If taking this path made fundies "easy" it only emphasises my idea to start diving dry and doubles as soon as possible (if planning to go tech early).
 
You can do e.g. Essentials of Rec in single-tank, then add doubles/drysuit along the way after and return for Essentials of Tech (with your doubles) when ready. Guessing it's much the same with Fundies Rec/Tech-pass (?).

The downside to starting out in doubles, is that you have so much more weight, not least (unnecessary?) gas weight, which makes the gear more difficult for a new-ish diver to manage. Not impossible, but I usually advise to start out in single-tank and then develop into doubles when needed, mainly for that reason.

I wouldn’t advise to swap over to sidemount if you already have a single-tank BP/W config;
You can use the backplate and webbing all on a different doubles-wing and with a twinset (might even recycle your present tank(s) into that), so if you have a BP/W, I don't think there's a strong reason to discard it.
Besides, you'll need to go far before you’re cave diving, and cave dive far before you’re squeezing.

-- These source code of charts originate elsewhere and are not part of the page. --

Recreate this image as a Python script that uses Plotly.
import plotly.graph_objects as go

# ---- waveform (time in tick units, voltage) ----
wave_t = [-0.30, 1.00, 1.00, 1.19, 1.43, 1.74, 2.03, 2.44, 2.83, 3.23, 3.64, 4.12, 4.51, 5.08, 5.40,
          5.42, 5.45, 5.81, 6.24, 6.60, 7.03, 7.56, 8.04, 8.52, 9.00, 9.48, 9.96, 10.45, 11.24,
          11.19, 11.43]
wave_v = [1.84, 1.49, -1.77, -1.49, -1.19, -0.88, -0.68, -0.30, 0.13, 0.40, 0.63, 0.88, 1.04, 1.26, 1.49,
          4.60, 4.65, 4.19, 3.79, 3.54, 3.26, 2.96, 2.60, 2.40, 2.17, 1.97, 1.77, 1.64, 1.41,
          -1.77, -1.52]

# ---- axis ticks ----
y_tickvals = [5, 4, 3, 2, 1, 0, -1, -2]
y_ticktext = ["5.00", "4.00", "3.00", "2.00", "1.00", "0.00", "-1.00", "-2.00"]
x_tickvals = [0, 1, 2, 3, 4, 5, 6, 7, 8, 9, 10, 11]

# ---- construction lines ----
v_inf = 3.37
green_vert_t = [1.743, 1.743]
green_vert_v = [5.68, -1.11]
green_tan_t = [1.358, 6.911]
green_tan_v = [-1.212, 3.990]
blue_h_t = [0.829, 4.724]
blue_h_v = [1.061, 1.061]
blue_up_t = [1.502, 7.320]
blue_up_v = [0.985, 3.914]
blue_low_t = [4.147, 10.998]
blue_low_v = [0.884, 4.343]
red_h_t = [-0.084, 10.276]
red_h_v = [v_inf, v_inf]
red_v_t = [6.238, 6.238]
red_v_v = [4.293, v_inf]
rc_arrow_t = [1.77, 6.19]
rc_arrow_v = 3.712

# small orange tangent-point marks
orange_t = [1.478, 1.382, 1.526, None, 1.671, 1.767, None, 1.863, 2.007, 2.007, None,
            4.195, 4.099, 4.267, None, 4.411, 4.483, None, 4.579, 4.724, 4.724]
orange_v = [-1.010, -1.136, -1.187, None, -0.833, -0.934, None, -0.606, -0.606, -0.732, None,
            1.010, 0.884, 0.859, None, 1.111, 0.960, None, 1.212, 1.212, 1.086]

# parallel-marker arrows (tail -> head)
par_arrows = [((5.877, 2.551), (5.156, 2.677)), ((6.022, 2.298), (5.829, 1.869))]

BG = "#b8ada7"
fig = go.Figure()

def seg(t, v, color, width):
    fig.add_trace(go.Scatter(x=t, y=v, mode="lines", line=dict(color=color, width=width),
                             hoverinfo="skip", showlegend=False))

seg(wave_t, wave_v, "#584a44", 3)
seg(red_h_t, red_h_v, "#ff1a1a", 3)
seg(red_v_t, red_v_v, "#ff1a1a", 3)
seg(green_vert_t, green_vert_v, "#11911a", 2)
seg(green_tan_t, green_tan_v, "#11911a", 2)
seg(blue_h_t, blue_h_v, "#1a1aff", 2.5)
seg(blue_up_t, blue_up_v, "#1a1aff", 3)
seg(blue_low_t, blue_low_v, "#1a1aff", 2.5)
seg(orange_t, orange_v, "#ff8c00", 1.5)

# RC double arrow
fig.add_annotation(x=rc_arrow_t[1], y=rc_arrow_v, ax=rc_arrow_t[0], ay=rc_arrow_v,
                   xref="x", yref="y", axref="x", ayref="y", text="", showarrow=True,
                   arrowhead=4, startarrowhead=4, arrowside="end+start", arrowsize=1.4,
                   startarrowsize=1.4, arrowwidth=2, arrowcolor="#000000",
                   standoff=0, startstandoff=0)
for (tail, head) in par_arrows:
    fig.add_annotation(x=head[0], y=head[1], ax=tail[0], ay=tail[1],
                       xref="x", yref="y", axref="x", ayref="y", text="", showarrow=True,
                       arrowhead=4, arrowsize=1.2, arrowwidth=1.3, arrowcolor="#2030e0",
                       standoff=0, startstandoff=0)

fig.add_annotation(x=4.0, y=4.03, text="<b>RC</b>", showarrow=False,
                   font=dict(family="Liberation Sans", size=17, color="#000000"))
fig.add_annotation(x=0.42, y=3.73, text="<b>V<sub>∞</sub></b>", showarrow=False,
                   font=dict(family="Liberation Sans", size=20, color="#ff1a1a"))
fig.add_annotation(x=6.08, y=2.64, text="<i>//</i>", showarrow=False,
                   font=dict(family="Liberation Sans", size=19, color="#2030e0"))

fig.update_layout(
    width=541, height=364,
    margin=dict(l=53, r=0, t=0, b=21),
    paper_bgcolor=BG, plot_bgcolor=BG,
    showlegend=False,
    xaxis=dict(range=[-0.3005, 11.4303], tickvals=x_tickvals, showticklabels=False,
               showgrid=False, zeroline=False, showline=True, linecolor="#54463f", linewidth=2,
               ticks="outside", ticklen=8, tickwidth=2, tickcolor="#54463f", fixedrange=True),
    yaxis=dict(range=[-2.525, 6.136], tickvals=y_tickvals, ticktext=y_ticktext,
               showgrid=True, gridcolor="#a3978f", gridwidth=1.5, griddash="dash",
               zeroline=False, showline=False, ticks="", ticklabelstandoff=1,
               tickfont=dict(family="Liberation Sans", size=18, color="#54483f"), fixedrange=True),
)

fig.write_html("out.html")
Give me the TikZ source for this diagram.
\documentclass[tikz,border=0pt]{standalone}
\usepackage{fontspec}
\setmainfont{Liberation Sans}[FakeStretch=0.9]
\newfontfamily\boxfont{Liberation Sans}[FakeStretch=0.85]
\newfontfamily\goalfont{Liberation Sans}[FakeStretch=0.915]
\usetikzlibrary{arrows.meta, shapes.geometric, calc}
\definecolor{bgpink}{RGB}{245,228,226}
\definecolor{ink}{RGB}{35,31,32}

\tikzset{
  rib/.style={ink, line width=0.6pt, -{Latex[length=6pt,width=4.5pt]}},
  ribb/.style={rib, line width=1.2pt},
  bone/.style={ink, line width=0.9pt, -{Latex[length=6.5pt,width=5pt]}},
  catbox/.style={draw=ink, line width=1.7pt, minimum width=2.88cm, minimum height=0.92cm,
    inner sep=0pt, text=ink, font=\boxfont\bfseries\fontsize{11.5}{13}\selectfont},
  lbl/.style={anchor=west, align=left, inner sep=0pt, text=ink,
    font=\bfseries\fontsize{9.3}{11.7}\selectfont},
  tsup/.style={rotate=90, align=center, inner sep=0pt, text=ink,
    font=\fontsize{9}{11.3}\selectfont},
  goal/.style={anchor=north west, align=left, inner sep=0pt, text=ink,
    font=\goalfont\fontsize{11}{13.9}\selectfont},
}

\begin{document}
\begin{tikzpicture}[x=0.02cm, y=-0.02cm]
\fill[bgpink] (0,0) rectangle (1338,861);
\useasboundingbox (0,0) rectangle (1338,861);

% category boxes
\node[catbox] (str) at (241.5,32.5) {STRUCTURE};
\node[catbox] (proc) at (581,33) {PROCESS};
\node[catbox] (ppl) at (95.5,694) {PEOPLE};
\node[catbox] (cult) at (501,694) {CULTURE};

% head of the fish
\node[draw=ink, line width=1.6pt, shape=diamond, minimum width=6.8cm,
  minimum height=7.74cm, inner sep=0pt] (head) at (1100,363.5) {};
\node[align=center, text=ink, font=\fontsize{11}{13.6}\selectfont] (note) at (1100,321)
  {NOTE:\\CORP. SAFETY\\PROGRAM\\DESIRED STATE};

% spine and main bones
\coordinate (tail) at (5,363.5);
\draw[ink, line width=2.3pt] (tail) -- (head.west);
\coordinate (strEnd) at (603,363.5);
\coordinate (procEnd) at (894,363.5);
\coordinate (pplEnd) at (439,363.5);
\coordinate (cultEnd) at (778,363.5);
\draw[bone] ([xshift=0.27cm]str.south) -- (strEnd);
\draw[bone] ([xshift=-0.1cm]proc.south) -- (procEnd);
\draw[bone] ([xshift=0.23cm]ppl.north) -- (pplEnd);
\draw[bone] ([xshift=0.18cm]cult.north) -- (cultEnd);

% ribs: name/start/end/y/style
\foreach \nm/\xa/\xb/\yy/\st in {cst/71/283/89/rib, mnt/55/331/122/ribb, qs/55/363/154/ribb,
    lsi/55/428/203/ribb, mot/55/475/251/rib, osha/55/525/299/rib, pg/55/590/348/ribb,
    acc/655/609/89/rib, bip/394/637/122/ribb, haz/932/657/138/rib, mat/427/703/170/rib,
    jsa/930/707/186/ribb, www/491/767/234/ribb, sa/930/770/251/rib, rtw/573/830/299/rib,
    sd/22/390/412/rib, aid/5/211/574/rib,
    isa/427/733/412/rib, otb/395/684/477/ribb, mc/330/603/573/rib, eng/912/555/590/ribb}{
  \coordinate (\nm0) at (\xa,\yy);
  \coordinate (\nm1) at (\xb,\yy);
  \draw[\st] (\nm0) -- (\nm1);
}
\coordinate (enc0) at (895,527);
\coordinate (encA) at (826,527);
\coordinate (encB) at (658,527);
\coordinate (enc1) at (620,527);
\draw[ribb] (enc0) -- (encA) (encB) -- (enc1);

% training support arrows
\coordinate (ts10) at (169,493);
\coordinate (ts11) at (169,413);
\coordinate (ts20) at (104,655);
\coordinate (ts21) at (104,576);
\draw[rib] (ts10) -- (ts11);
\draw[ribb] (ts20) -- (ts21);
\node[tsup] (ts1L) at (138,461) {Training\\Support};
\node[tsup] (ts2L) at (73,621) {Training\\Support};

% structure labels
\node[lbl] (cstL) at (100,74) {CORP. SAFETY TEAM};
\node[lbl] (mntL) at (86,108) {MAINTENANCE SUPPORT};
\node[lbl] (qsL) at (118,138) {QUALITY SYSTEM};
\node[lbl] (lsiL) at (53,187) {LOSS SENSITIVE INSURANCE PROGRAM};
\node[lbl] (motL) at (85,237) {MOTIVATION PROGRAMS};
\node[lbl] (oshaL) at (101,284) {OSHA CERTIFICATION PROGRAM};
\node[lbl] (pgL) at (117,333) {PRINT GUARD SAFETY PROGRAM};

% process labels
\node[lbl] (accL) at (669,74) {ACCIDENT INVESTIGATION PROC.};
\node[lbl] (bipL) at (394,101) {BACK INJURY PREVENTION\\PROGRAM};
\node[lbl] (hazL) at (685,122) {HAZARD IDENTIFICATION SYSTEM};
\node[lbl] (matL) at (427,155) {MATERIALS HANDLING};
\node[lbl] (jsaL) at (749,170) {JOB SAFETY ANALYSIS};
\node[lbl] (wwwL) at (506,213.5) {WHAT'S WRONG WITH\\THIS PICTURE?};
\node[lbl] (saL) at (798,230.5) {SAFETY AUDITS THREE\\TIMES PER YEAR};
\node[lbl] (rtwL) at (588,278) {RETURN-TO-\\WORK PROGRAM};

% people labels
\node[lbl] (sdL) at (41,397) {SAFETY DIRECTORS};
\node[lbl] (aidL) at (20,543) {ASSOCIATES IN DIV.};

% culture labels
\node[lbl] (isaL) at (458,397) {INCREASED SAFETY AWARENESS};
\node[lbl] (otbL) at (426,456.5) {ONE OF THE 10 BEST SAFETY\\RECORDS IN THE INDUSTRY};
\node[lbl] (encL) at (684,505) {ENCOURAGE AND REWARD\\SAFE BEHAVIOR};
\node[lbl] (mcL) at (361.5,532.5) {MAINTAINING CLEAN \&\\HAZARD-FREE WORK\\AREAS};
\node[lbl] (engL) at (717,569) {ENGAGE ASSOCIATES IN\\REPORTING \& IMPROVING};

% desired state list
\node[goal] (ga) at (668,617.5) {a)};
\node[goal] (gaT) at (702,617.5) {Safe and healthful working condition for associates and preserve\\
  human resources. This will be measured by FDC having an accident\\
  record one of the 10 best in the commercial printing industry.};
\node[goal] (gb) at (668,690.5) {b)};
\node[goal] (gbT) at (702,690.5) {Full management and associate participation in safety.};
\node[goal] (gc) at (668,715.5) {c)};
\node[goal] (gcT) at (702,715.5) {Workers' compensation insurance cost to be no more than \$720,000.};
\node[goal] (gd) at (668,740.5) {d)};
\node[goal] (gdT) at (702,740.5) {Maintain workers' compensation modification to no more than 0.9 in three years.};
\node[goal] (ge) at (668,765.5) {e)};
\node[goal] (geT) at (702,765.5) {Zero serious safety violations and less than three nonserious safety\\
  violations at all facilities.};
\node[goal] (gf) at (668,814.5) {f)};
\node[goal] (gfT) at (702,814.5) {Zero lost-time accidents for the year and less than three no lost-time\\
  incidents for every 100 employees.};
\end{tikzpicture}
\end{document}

In either case, I hope you have a good time and enjoy whichever path you opt for :)
 
@taimen your lack of experience helped you in that course more than hurt you because your habits were not ingrained that deeply. The instructor was able to mold you into the finished product a lot easier than someone who has many more dives and is set in their ways.

And how many dives / experience does the OP have?
 
I remember flailing around in Blue Grotto trying to get stable and my dry suit under control while Mer was calmly hovering in place watching as I tried to do what she had just demonstrated. It was very frustrating, as I had about 30 dives in the dry suit and I was not expecting primer to be this darn hard.

Was that in doubles? As Dan_P mentioned, the weight of doubles ... you go from being able in an Al 80 to make depth adjustments with just breath control, etc., being able to whip around and check on your teammate--heck, do backflips if you want--to feeling like you're trying to turn an aircraft carrier. I agree with those who have said that doubles are actually more stable than a single tank in a certain sense--and that is when you're perfectly still and calm--but the air in the drysuit and the momentum of the tanks conspire to send you beyond the point of no return where you can no longer make corrections with breath alone. Then you're flailing around adding dumping adding dumping wing drysuit wing drysuit .... I have had multiple coaching sessions from multiple instructors on buoyancy control in the doubles and drysuit--and that's post-Drysuit and Doubles Primer--and it is still my nemesis. I suppose this is the result of having been SO accustomed to diving Al 80 and wetsuit.
 
A small thought, tiny LP50 doubles, dove as if a single tank, might let you start with better stability. Instead of struggling with less stable single tank. Without miss learning doubles procedures - due to treating it as a single tank. And my current read on tiny doubles is that normal US 8.5 c-t-c manifold separation is more stable than narrower manifold separation, so maybe do not go down the rabbit hole of trying to find narrower doubles, as I did.
 
Was that in doubles? As Dan_P mentioned, the weight of doubles ... you go from being able in an Al 80 to make depth adjustments with just breath control, etc., being able to whip around and check on your teammate--heck, do backflips if you want--to feeling like you're trying to turn an aircraft carrier. I agree with those who have said that doubles are actually more stable than a single tank in a certain sense--and that is when you're perfectly still and calm--but the air in the drysuit and the momentum of the tanks conspire to send you beyond the point of no return where you can no longer make corrections with breath alone. Then you're flailing around adding dumping adding dumping wing drysuit wing drysuit .... I have had multiple coaching sessions from multiple instructors on buoyancy control in the doubles and drysuit--and that's post-Drysuit and Doubles Primer--and it is still my nemesis. I suppose this is the result of having been SO accustomed to diving Al 80 and wetsuit.
No, that was a single. Mer was in doubles.